Okay, so I love my students, but I seldom feel inspired to share anything about them online. But because I've been posting all this stuff about mindsets, and I've recently encountered a really excellent example of how mindsets can be detrimental, even to "good students", I thought it appropriate to share (sans names, obviously).

So I have Student A, who comes from an upper-middle class white family and attended a good suburban grade/middle school. He was one of the academic "top dogs" of his 8th grade class, and most of his life his academic success has come easily to him. I wouldn't say that's because his grade school isn't rigorous; I just don't think that they really ever challenged him. I think he's spent his whole academic career being able to pull off high grades without putting forth any effort. Our modern American educational system (itself stuck in a fixed mindset) has fostered a fixed mindset in him. It's pretty clear that he thinks he is naturally smart, and that he has never had to put forth effort to understand or learn, and that effort is what less smart kids do to learn, but because he "is smart", he doesn't need to put forth effort.

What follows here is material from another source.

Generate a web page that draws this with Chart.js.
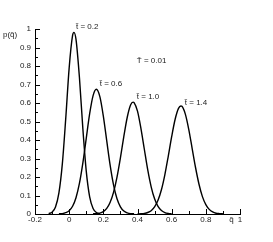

Transition to freshman year of high school has been difficult for Student A. He has run across teachers who are teaching challenging material and a faster pace and who grade harder. Student A assumes he doesn't have to put forth effort, because he's smart. Student A begins to get lower grades than he got in grade school. Student A thinks, "This shows that I'm really NOT that smart after all. What's the point in trying? Since I'm not smart, I'm not going to do well whether I try or not." Fixed mindset. Student A puts forth no effort and begins to spiral downward academically in all of his classes, even the ones he was doing well in before. Hopefully, I can explain to him the growth mindset and help him begin to change and put forth effort.